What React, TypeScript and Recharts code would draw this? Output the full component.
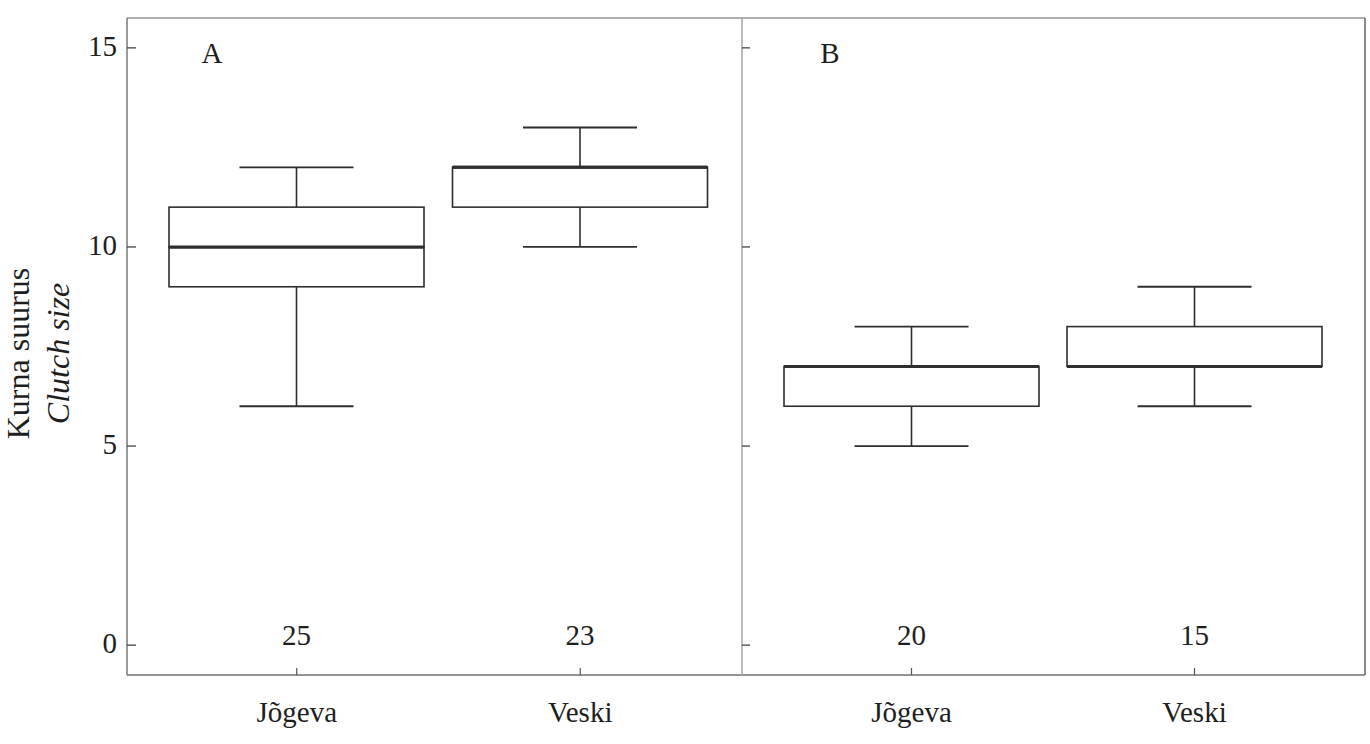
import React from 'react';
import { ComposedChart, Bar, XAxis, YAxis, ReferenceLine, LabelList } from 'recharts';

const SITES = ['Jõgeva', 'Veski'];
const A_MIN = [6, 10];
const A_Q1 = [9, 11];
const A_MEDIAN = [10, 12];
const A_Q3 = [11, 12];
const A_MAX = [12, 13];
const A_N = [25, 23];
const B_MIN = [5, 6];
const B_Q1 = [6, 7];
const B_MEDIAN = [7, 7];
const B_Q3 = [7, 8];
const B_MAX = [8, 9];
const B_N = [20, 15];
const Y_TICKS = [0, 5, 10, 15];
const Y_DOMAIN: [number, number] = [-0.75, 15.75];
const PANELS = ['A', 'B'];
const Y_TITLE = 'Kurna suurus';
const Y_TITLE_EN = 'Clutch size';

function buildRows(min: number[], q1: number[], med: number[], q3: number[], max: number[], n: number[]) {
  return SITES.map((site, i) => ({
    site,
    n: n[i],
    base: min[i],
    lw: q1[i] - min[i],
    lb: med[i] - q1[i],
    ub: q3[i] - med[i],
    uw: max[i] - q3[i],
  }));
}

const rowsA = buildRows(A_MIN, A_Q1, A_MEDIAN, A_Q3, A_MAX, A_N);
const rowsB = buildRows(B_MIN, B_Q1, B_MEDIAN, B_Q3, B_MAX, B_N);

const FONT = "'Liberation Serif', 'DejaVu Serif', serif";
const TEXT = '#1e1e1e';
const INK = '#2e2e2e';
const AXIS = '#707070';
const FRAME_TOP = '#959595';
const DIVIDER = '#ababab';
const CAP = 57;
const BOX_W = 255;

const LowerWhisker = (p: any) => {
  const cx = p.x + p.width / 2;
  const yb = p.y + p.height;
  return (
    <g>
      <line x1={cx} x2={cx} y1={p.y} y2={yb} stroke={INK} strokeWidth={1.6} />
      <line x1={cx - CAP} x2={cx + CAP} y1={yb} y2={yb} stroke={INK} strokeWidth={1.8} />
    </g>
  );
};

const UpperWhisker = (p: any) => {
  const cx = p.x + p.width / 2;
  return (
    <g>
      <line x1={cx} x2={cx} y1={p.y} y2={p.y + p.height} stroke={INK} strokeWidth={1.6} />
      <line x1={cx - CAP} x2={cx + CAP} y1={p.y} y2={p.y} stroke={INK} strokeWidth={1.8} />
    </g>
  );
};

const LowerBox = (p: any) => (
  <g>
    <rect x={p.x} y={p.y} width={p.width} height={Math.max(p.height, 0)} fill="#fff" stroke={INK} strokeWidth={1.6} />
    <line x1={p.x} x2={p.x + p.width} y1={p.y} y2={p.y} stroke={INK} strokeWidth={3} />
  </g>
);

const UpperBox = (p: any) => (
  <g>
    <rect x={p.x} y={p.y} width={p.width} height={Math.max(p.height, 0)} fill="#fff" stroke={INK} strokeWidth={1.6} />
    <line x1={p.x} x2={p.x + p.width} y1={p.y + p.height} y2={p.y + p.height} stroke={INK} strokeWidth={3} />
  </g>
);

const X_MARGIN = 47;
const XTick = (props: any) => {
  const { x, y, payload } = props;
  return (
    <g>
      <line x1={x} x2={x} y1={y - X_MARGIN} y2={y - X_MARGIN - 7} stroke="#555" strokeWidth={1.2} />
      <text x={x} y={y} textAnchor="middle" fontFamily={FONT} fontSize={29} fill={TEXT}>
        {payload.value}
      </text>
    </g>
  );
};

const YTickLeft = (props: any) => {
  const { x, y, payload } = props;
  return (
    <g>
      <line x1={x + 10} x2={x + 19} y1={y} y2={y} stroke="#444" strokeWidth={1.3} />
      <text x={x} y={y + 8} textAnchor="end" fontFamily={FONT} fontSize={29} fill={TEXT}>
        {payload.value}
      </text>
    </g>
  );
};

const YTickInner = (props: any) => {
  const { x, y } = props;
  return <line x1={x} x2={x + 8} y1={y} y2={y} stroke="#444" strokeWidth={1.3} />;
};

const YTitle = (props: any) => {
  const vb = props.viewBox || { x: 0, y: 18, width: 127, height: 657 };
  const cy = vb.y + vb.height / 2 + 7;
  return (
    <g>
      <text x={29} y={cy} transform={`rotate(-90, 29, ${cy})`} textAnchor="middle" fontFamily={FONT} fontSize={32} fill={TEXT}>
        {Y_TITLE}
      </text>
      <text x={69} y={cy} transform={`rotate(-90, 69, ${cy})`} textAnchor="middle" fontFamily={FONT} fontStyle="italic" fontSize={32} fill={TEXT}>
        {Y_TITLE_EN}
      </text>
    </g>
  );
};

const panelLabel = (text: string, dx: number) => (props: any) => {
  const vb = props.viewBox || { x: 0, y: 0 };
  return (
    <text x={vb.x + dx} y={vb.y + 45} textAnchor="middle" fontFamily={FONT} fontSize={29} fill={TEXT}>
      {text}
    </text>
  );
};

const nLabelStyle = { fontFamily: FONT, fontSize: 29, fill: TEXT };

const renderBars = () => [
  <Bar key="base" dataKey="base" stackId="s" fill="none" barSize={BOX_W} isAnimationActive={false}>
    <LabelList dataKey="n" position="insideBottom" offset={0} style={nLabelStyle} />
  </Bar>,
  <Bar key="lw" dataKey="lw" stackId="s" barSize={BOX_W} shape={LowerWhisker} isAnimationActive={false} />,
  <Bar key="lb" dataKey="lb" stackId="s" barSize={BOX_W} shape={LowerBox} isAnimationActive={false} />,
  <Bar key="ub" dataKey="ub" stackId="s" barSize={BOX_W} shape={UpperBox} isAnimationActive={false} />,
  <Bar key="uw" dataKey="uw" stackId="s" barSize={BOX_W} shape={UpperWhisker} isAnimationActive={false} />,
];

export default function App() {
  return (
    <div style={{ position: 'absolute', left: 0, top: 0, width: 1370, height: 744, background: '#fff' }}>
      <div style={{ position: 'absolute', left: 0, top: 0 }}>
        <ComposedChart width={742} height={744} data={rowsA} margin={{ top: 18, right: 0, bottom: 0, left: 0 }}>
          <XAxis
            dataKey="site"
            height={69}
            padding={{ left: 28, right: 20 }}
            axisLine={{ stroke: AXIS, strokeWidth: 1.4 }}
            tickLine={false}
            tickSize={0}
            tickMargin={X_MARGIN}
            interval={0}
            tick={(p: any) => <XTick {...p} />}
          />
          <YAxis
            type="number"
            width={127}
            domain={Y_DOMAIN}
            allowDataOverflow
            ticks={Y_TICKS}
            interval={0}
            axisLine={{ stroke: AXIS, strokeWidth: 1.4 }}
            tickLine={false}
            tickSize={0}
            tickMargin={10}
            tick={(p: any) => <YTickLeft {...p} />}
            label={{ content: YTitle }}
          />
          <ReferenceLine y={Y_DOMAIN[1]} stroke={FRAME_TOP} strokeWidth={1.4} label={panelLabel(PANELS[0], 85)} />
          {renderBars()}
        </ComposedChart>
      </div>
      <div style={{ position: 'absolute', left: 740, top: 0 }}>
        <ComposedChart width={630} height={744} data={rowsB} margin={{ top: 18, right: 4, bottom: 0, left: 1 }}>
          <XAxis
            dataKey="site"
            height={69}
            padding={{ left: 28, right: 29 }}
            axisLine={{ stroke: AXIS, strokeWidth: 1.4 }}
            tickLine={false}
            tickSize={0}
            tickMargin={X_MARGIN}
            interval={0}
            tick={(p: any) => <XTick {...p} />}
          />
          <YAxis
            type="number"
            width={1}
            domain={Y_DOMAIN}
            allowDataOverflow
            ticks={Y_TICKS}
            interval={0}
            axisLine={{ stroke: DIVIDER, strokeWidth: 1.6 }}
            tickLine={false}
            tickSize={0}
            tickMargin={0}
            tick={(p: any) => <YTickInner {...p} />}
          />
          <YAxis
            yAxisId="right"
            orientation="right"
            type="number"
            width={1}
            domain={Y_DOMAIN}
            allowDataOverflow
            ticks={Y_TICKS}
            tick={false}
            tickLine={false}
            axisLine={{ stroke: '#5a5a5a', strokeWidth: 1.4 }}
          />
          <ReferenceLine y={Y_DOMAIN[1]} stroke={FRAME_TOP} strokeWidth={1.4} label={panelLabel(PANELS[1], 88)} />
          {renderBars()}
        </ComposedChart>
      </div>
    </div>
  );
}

-------

AIM OF THE TASK: Repeat the listing above exactly from its first line to the line containing "YAxis, ReferenceLine, LabelList", both included, and omit the pictures.

ANSWER:
What React, TypeScript and Recharts code would draw this? Output the full component.
import React from 'react';
import { ComposedChart, Bar, XAxis, YAxis, ReferenceLine, LabelList } from 'recharts';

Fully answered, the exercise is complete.